## The problem
Your task is to copy the listing exactly, with the pictures left out.

## Information shown
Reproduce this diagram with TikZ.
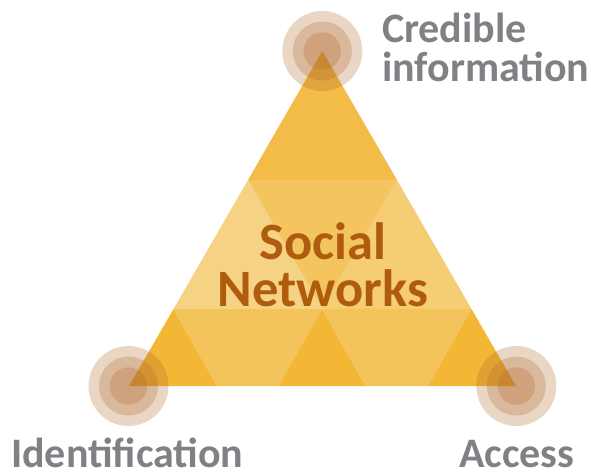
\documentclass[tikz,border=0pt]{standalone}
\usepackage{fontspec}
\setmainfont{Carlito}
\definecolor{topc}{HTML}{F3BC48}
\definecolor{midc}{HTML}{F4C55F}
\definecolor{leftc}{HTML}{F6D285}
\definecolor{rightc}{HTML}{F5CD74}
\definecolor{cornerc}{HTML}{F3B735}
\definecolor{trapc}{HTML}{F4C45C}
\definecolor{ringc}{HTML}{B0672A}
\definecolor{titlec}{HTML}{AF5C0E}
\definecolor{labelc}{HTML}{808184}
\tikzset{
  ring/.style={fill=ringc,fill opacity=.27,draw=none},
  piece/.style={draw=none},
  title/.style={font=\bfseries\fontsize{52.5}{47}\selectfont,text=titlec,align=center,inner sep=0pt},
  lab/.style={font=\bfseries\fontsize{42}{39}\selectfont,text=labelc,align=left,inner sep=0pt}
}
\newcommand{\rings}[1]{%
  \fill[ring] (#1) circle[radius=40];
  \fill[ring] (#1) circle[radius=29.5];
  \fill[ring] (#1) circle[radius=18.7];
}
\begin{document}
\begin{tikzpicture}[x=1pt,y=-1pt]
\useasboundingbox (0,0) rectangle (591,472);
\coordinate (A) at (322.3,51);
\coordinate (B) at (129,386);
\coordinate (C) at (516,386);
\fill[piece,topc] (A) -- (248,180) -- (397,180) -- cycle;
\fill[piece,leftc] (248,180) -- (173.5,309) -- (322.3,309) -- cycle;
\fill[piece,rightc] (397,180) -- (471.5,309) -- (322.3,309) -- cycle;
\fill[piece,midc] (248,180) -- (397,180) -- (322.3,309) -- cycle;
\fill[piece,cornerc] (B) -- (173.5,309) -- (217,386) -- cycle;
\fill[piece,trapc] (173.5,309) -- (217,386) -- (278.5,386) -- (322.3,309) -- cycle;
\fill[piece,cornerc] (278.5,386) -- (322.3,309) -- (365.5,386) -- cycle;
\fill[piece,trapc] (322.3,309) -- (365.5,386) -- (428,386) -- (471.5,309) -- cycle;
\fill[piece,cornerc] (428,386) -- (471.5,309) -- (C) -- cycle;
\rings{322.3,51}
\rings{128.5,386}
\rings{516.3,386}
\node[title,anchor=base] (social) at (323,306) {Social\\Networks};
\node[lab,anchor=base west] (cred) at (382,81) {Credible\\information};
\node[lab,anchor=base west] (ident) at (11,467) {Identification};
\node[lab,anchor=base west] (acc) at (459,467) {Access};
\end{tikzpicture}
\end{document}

## The response
Reproduce this diagram with TikZ.
\documentclass[tikz,border=0pt]{standalone}
\usepackage{fontspec}
\setmainfont{Carlito}
\definecolor{topc}{HTML}{F3BC48}
\definecolor{midc}{HTML}{F4C55F}
\definecolor{leftc}{HTML}{F6D285}
\definecolor{rightc}{HTML}{F5CD74}
\definecolor{cornerc}{HTML}{F3B735}
\definecolor{trapc}{HTML}{F4C45C}
\definecolor{ringc}{HTML}{B0672A}
\definecolor{titlec}{HTML}{AF5C0E}
\definecolor{labelc}{HTML}{808184}
\tikzset{
  ring/.style={fill=ringc,fill opacity=.27,draw=none},
  piece/.style={draw=none},
  title/.style={font=\bfseries\fontsize{52.5}{47}\selectfont,text=titlec,align=center,inner sep=0pt},
  lab/.style={font=\bfseries\fontsize{42}{39}\selectfont,text=labelc,align=left,inner sep=0pt}
}
\newcommand{\rings}[1]{%
  \fill[ring] (#1) circle[radius=40];
  \fill[ring] (#1) circle[radius=29.5];
  \fill[ring] (#1) circle[radius=18.7];
}
\begin{document}
\begin{tikzpicture}[x=1pt,y=-1pt]
\useasboundingbox (0,0) rectangle (591,472);
\coordinate (A) at (322.3,51);
\coordinate (B) at (129,386);
\coordinate (C) at (516,386);
\fill[piece,topc] (A) -- (248,180) -- (397,180) -- cycle;
\fill[piece,leftc] (248,180) -- (173.5,309) -- (322.3,309) -- cycle;
\fill[piece,rightc] (397,180) -- (471.5,309) -- (322.3,309) -- cycle;
\fill[piece,midc] (248,180) -- (397,180) -- (322.3,309) -- cycle;
\fill[piece,cornerc] (B) -- (173.5,309) -- (217,386) -- cycle;
\fill[piece,trapc] (173.5,309) -- (217,386) -- (278.5,386) -- (322.3,309) -- cycle;
\fill[piece,cornerc] (278.5,386) -- (322.3,309) -- (365.5,386) -- cycle;
\fill[piece,trapc] (322.3,309) -- (365.5,386) -- (428,386) -- (471.5,309) -- cycle;
\fill[piece,cornerc] (428,386) -- (471.5,309) -- (C) -- cycle;
\rings{322.3,51}
\rings{128.5,386}
\rings{516.3,386}
\node[title,anchor=base] (social) at (323,306) {Social\\Networks};
\node[lab,anchor=base west] (cred) at (382,81) {Credible\\information};
\node[lab,anchor=base west] (ident) at (11,467) {Identification};
\node[lab,anchor=base west] (acc) at (459,467) {Access};
\end{tikzpicture}
\end{document}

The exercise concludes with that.